Rice’s experience as a central defender gives him an advantage however in sniffing danger and protecting the back four.

‘For sure I have got a defensive mind-set. I maybe get into positions to intercept where other midfielders might not. To read the game and be there before another player to win the tackle,’ he says.

‘Maybe that’s why Gareth plays me in there because I have a defensive mind, sat in front of back four. I won’t do a crazy run, do a stepover and play a through ball. My game is pretty simple, I break up the play, intercept and give the ball to keep it ticking over.

‘I think a lot of people complain and say he only plays passes that way but I think it’s a bigger job. It doesn’t look pleasing on the eye but on the pitch, for me, I’ve got a big job on my hands.

‘If you look at the big names that have been left out of this squad, it shows you’ve got to be on your game constantly for your club. It’s not just a given you’re in the England squad. Everyone is fighting for those spots.’ To underline the need to concentrate all the time, Rice’s excellent early-season form didn’t help when he conceded a penalty for handball in his last West Ham game, turning a 1-0 lead into a 2-1 defeat.

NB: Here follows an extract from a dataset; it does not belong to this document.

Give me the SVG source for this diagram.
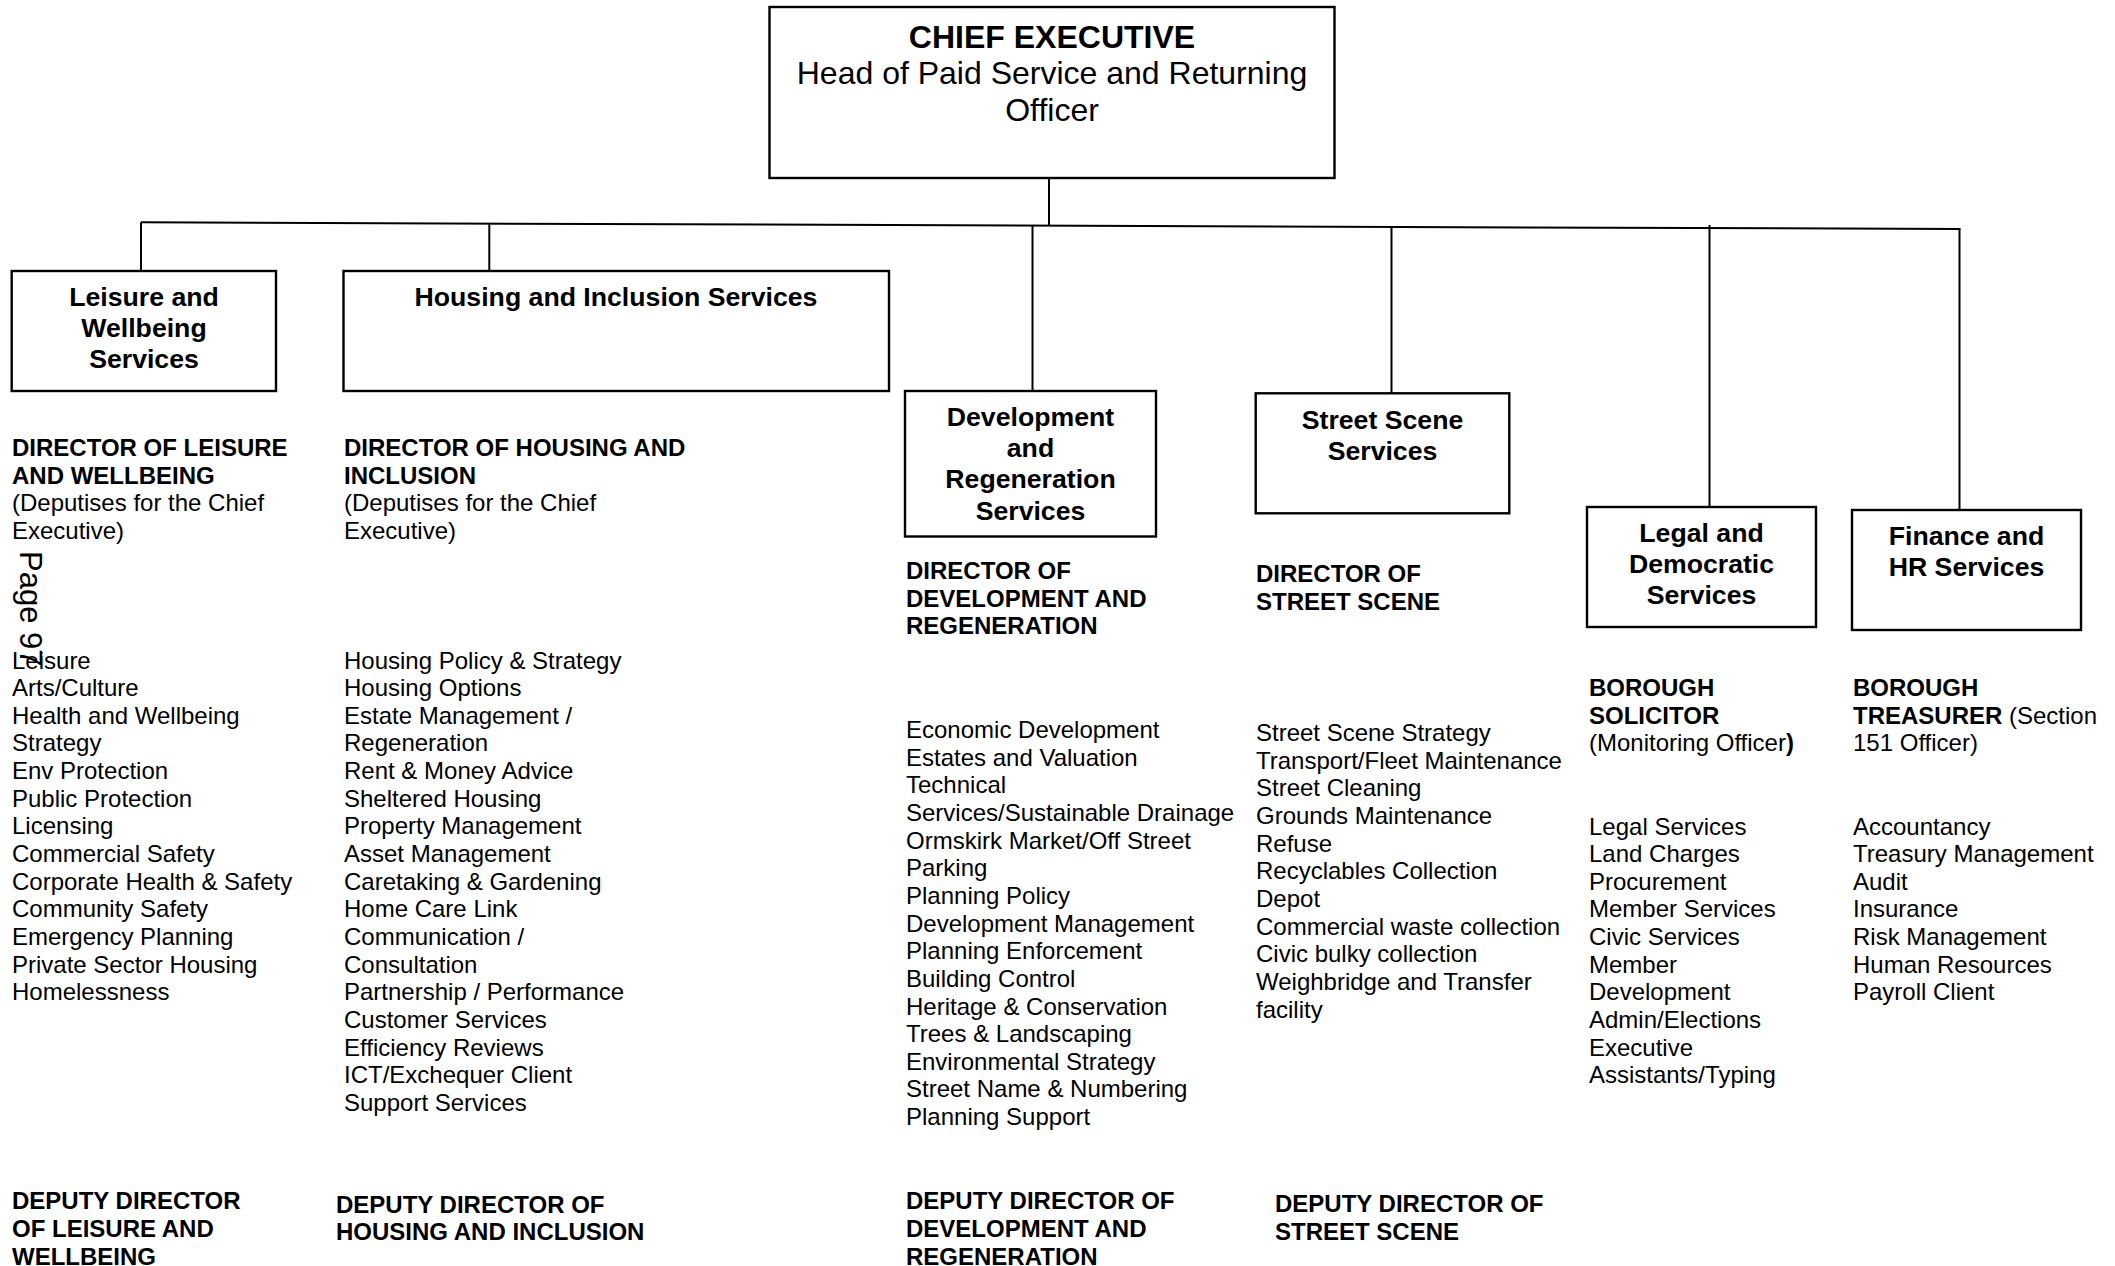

‘It was so close my natural instinct was to put my hands up. You know, I still don’t even know why I did but it’s one of those ones I have to learn from,’ he concedes.

David Moyes once slammed Rice's performance during a difficult match for West Ham

David Moyes once slammed Rice’s performance during a difficult match for West Ham

Otherwise, West Ham have done well this season under Manuel Pellegrini. Rice has formed a ‘surprise friendship’ with Jack Wilshere whose own England prospects have been undermined over the years through injury. Captain Mark Noble gives Rice the gee-ups that were once Moyes’ domain.

Moore won 108 caps for England at West Ham. Times have changed and the perception today is the top players have to move to the biggest clubs at some point in their career. Rice has been linked with Manchester United and Manchester City and when asked about his future, for the first time gives the standard answer you’d expect.

‘I signed a five-year contract with West Ham last year. For me this is the best place to be right now,’ he says.

‘I don’t really think about the speculation. It is all talk until something happens. Nothing has so I’m just focused on West Ham and doing my best there and making fans happy.’ 

For now, his priority is getting Mount back for a social media prank that saw the West Ham player woken up in a fright. After revenge has been taken, Rice looks forward to playing at Euro 2020 with his good friend. ‘That would be a dream,’ he says.